Output exactly the lines from the first line of the records below through the line containing "const noteLines = ['TRACY", both included, leaving out any pictures.

----

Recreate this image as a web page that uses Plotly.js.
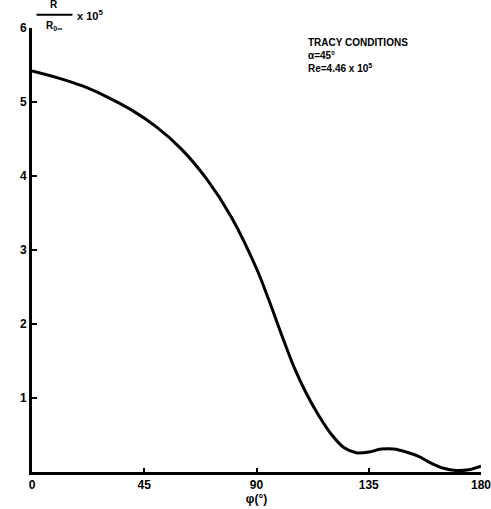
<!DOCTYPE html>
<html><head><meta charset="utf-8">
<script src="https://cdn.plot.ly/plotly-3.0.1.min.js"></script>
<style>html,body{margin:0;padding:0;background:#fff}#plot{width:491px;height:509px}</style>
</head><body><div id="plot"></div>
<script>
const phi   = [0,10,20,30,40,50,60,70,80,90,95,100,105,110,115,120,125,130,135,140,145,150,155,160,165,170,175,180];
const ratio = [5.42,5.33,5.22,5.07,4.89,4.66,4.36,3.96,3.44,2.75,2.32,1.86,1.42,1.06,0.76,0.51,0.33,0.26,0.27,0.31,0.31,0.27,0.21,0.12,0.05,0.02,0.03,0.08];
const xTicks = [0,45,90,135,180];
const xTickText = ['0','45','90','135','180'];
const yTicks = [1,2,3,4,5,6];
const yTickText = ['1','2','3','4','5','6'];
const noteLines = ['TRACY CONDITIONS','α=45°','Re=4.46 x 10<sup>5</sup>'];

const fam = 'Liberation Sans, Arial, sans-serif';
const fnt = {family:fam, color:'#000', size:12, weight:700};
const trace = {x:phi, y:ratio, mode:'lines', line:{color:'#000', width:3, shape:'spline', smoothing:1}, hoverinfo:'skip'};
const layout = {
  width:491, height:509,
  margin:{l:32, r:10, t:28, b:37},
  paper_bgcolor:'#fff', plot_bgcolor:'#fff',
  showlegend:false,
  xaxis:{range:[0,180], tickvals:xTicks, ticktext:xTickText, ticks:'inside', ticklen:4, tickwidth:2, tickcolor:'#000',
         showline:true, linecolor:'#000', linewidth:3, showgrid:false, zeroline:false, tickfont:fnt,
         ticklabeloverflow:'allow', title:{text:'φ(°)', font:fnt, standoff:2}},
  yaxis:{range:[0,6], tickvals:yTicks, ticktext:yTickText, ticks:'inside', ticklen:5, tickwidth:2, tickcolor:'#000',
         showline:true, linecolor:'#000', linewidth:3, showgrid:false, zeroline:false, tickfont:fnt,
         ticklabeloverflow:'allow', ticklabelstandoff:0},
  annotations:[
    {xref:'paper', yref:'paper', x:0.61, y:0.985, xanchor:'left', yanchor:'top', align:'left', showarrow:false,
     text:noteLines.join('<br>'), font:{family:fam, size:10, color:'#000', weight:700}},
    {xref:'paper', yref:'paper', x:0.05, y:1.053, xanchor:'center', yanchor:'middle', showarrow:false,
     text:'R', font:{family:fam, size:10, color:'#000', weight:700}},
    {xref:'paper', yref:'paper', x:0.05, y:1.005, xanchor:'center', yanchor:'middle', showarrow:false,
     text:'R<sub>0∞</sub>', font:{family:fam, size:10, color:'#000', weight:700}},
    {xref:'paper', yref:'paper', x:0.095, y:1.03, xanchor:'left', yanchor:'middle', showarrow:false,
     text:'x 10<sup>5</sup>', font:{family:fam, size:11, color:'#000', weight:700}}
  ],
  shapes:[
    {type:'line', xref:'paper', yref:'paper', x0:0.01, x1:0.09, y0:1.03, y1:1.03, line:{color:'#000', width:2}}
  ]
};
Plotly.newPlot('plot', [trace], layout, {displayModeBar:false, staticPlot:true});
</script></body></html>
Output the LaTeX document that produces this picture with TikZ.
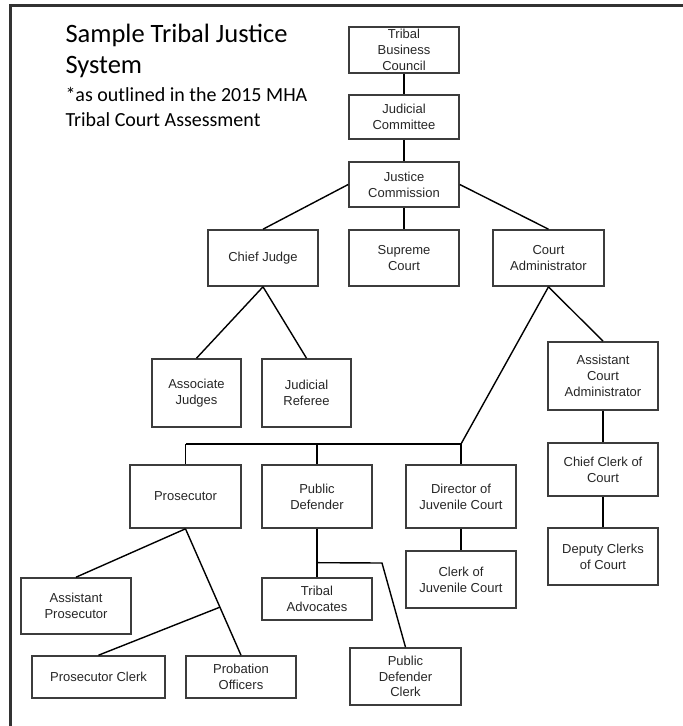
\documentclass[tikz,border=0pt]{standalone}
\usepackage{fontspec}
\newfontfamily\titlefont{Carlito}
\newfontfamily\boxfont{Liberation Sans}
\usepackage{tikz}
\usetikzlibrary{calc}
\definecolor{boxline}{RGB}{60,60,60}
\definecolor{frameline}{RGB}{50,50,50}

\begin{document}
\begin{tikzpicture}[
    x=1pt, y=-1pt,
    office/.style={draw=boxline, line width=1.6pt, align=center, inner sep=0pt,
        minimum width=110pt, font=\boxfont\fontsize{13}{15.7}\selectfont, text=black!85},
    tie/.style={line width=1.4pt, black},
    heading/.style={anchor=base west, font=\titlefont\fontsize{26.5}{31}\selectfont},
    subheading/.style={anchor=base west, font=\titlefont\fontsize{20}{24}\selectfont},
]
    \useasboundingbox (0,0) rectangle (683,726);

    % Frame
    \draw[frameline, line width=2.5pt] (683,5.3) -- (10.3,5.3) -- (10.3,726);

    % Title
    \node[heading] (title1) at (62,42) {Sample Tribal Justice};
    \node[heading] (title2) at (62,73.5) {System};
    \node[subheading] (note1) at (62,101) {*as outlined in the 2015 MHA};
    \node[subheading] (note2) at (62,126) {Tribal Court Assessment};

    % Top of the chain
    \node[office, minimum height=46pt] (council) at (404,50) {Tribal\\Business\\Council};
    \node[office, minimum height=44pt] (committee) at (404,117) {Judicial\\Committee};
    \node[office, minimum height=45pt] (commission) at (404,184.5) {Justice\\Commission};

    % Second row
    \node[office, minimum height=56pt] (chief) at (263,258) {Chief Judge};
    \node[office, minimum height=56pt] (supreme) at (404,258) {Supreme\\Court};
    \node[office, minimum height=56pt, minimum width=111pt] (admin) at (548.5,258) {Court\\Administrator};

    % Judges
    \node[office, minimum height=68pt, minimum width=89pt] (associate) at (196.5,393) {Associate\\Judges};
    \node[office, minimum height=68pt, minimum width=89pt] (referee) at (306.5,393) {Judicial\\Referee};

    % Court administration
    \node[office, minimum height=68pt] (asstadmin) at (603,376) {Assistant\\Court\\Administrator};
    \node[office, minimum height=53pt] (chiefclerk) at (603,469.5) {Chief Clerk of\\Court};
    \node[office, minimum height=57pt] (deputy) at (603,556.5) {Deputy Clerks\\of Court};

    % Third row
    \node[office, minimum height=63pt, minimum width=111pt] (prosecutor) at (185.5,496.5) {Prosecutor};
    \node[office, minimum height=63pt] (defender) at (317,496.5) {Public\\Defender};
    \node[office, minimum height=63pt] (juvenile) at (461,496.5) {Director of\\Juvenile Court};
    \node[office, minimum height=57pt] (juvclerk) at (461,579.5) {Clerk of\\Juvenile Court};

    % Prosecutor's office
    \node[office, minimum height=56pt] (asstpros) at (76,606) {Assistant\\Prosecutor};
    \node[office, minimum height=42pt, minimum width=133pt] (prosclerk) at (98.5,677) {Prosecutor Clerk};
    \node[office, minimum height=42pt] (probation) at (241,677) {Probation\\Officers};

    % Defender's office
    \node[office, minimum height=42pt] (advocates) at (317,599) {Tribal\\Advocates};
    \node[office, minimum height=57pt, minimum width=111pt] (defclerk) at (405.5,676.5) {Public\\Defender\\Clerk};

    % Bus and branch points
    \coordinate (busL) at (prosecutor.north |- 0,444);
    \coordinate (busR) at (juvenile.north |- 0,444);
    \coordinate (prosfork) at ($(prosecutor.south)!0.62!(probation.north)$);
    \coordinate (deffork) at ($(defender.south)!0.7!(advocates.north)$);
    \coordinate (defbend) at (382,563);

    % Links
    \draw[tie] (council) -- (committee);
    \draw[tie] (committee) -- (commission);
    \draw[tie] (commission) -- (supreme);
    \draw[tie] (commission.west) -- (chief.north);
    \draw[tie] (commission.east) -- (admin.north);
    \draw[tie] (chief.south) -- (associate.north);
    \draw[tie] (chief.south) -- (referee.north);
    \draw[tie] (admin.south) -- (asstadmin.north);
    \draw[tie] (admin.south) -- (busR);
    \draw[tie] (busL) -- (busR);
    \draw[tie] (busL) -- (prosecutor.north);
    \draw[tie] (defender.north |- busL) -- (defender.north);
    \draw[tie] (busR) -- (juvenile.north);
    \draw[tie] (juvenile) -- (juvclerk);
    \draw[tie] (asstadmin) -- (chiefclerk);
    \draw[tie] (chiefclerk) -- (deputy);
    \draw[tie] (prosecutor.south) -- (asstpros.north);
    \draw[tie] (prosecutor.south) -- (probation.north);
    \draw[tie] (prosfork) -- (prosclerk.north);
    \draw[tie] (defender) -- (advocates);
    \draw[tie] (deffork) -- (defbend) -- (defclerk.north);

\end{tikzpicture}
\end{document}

----

== EXERCISE RESULT ==
Recreate this image as a web page that uses Plotly.js.
<!DOCTYPE html>
<html><head><meta charset="utf-8">
<script src="https://cdn.plot.ly/plotly-3.0.1.min.js"></script>
<style>html,body{margin:0;padding:0;background:#fff}#plot{width:491px;height:509px}</style>
</head><body><div id="plot"></div>
<script>
const phi   = [0,10,20,30,40,50,60,70,80,90,95,100,105,110,115,120,125,130,135,140,145,150,155,160,165,170,175,180];
const ratio = [5.42,5.33,5.22,5.07,4.89,4.66,4.36,3.96,3.44,2.75,2.32,1.86,1.42,1.06,0.76,0.51,0.33,0.26,0.27,0.31,0.31,0.27,0.21,0.12,0.05,0.02,0.03,0.08];
const xTicks = [0,45,90,135,180];
const xTickText = ['0','45','90','135','180'];
const yTicks = [1,2,3,4,5,6];
const yTickText = ['1','2','3','4','5','6'];
const noteLines = ['TRACY CONDITIONS','α=45°','Re=4.46 x 10<sup>5</sup>'];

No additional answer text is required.